• [STATED GOAL]:
Repeat every record below exactly, leaving out the pictures.

• [PROVIDED RECORDS]:
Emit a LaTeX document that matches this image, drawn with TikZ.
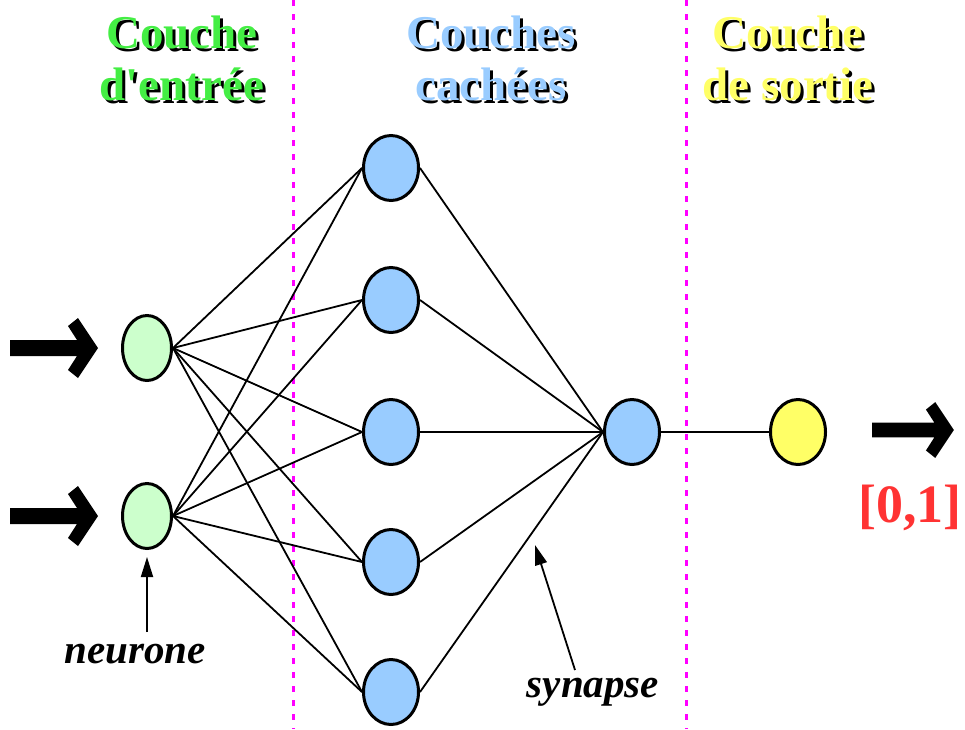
\documentclass[tikz,border=0pt]{standalone}
\usepackage{fontspec}
\setmainfont{Liberation Serif}
\usetikzlibrary{shapes.geometric,arrows.meta}
\definecolor{tgreen}{HTML}{44EE44}
\definecolor{tblue}{HTML}{99CCFF}
\definecolor{tyellow}{HTML}{FFFF66}
\definecolor{ngreen}{HTML}{CCFFCC}
\definecolor{nblue}{HTML}{99CCFF}
\definecolor{nyellow}{HTML}{FFFF66}
\definecolor{tred}{HTML}{FF3333}
\definecolor{mag}{HTML}{FF00FF}
\newcommand\shadowtxt[2]{\rlap{\kern3pt\raisebox{-3pt}{\textcolor{black}{#2}}}\textcolor{#1}{#2}}
\begin{document}
\begin{tikzpicture}[x=1pt,y=-1pt,
  neuron/.style={ellipse, draw=black, line width=3pt, inner sep=0pt, minimum width=55pt, minimum height=65pt},
  inneuron/.style={neuron, fill=ngreen, minimum width=49pt},
  hidneuron/.style={neuron, fill=nblue},
  outneuron/.style={neuron, fill=nyellow},
  title/.style={font=\fontsize{47}{52}\selectfont\bfseries, anchor=base, inner sep=0pt, align=center},
  lab/.style={font=\fontsize{41}{44}\selectfont\bfseries\itshape, anchor=base, inner sep=0pt},
  synline/.style={line width=1.8pt},
  pointer/.style={line width=1.8pt, -{Triangle[length=20pt,width=12pt]}},
  sep/.style={mag, line width=3pt, dash pattern=on 6pt off 8pt},
  bigarrow/.pic={\fill[black] (0,-8) -- (67,-8) -- (58,-22) -- (68,-30) -- (88,0) -- (68,30) -- (58,22) -- (67,8) -- (0,8) -- cycle;}
]
\useasboundingbox (0,0) rectangle (965,729);
% separators
\draw[sep] (293,0) -- (293,729);
\draw[sep] (686,0) -- (686,729);
% titles
\node[title] (t1) at (182,100) {\shadowtxt{tgreen}{Couche}\\\shadowtxt{tgreen}{d\textquotesingle entrée}};
\node[title] (t2) at (491,100) {\shadowtxt{tblue}{Couches}\\\shadowtxt{tblue}{cachées}};
\node[title] (t3) at (788,100) {\shadowtxt{tyellow}{Couche}\\\shadowtxt{tyellow}{de sortie}};
% neurons
\node[inneuron] (in1) at (147,348) {};
\node[inneuron] (in2) at (147,516) {};
\node[hidneuron] (h1) at (391,168) {};
\node[hidneuron] (h2) at (391,300) {};
\node[hidneuron] (h3) at (391,432) {};
\node[hidneuron] (h4) at (391,562) {};
\node[hidneuron] (h5) at (391,692) {};
\node[hidneuron] (out) at (632,432) {};
\node[outneuron] (fin) at (798,432) {};
% synapses
\foreach \i in {1,2} {\foreach \j in {1,...,5} {\draw[synline] (in\i.east) -- (h\j.west);}}
\foreach \j in {1,...,5} {\draw[synline] (h\j.east) -- (out.west);}
\draw[line width=2.8pt] (out.east) -- (fin.west);
% big arrows
\pic at (10,348) {bigarrow};
\pic at (10,516) {bigarrow};
\pic[scale=0.93] at (872,430) {bigarrow};
% labels
\node[font=\fontsize{54}{56}\selectfont\bfseries, text=tred, anchor=base, inner sep=0pt] (range) at (910,522) {[0,1]};
\node[lab] (neur) at (135,663) {neurone};
\node[lab] (syn) at (593,697) {synapse};
\coordinate (na) at (147,632);
\coordinate (sa) at (575,670);
\coordinate (st) at (535,545);
\draw[pointer, shorten >=7pt] (na) -- (in2.south);
\draw[pointer] (sa) -- (st);
\end{tikzpicture}
\end{document}
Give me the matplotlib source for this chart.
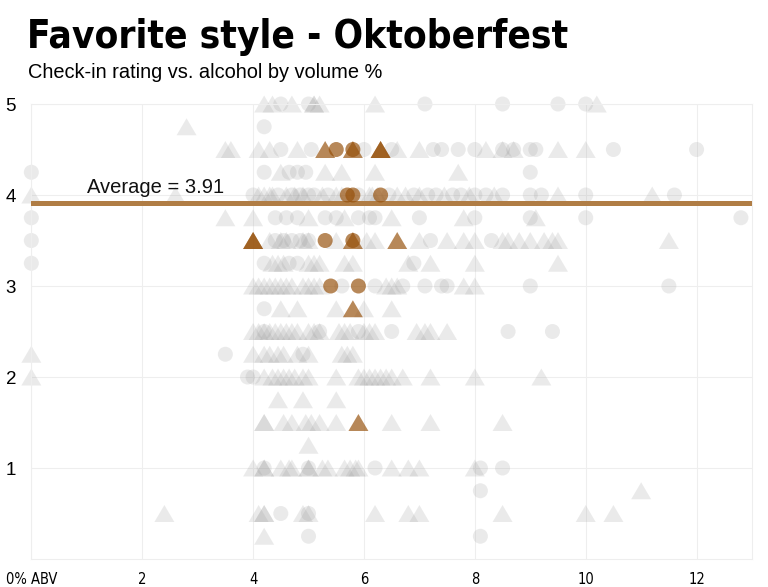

• [EXERCISE RESPONSE]:
Emit a LaTeX document that matches this image, drawn with TikZ.
\documentclass[tikz,border=0pt]{standalone}
\usepackage{fontspec}
\setmainfont{Liberation Serif}
\usetikzlibrary{shapes.geometric,arrows.meta}
\definecolor{tgreen}{HTML}{44EE44}
\definecolor{tblue}{HTML}{99CCFF}
\definecolor{tyellow}{HTML}{FFFF66}
\definecolor{ngreen}{HTML}{CCFFCC}
\definecolor{nblue}{HTML}{99CCFF}
\definecolor{nyellow}{HTML}{FFFF66}
\definecolor{tred}{HTML}{FF3333}
\definecolor{mag}{HTML}{FF00FF}
\newcommand\shadowtxt[2]{\rlap{\kern3pt\raisebox{-3pt}{\textcolor{black}{#2}}}\textcolor{#1}{#2}}
\begin{document}
\begin{tikzpicture}[x=1pt,y=-1pt,
  neuron/.style={ellipse, draw=black, line width=3pt, inner sep=0pt, minimum width=55pt, minimum height=65pt},
  inneuron/.style={neuron, fill=ngreen, minimum width=49pt},
  hidneuron/.style={neuron, fill=nblue},
  outneuron/.style={neuron, fill=nyellow},
  title/.style={font=\fontsize{47}{52}\selectfont\bfseries, anchor=base, inner sep=0pt, align=center},
  lab/.style={font=\fontsize{41}{44}\selectfont\bfseries\itshape, anchor=base, inner sep=0pt},
  synline/.style={line width=1.8pt},
  pointer/.style={line width=1.8pt, -{Triangle[length=20pt,width=12pt]}},
  sep/.style={mag, line width=3pt, dash pattern=on 6pt off 8pt},
  bigarrow/.pic={\fill[black] (0,-8) -- (67,-8) -- (58,-22) -- (68,-30) -- (88,0) -- (68,30) -- (58,22) -- (67,8) -- (0,8) -- cycle;}
]
\useasboundingbox (0,0) rectangle (965,729);
% separators
\draw[sep] (293,0) -- (293,729);
\draw[sep] (686,0) -- (686,729);
% titles
\node[title] (t1) at (182,100) {\shadowtxt{tgreen}{Couche}\\\shadowtxt{tgreen}{d\textquotesingle entrée}};
\node[title] (t2) at (491,100) {\shadowtxt{tblue}{Couches}\\\shadowtxt{tblue}{cachées}};
\node[title] (t3) at (788,100) {\shadowtxt{tyellow}{Couche}\\\shadowtxt{tyellow}{de sortie}};
% neurons
\node[inneuron] (in1) at (147,348) {};
\node[inneuron] (in2) at (147,516) {};
\node[hidneuron] (h1) at (391,168) {};
\node[hidneuron] (h2) at (391,300) {};
\node[hidneuron] (h3) at (391,432) {};
\node[hidneuron] (h4) at (391,562) {};
\node[hidneuron] (h5) at (391,692) {};
\node[hidneuron] (out) at (632,432) {};
\node[outneuron] (fin) at (798,432) {};
% synapses
\foreach \i in {1,2} {\foreach \j in {1,...,5} {\draw[synline] (in\i.east) -- (h\j.west);}}
\foreach \j in {1,...,5} {\draw[synline] (h\j.east) -- (out.west);}
\draw[line width=2.8pt] (out.east) -- (fin.west);
% big arrows
\pic at (10,348) {bigarrow};
\pic at (10,516) {bigarrow};
\pic[scale=0.93] at (872,430) {bigarrow};
% labels
\node[font=\fontsize{54}{56}\selectfont\bfseries, text=tred, anchor=base, inner sep=0pt] (range) at (910,522) {[0,1]};
\node[lab] (neur) at (135,663) {neurone};
\node[lab] (syn) at (593,697) {synapse};
\coordinate (na) at (147,632);
\coordinate (sa) at (575,670);
\coordinate (st) at (535,545);
\draw[pointer, shorten >=7pt] (na) -- (in2.south);
\draw[pointer] (sa) -- (st);
\end{tikzpicture}
\end{document}
Give me the matplotlib source for this chart.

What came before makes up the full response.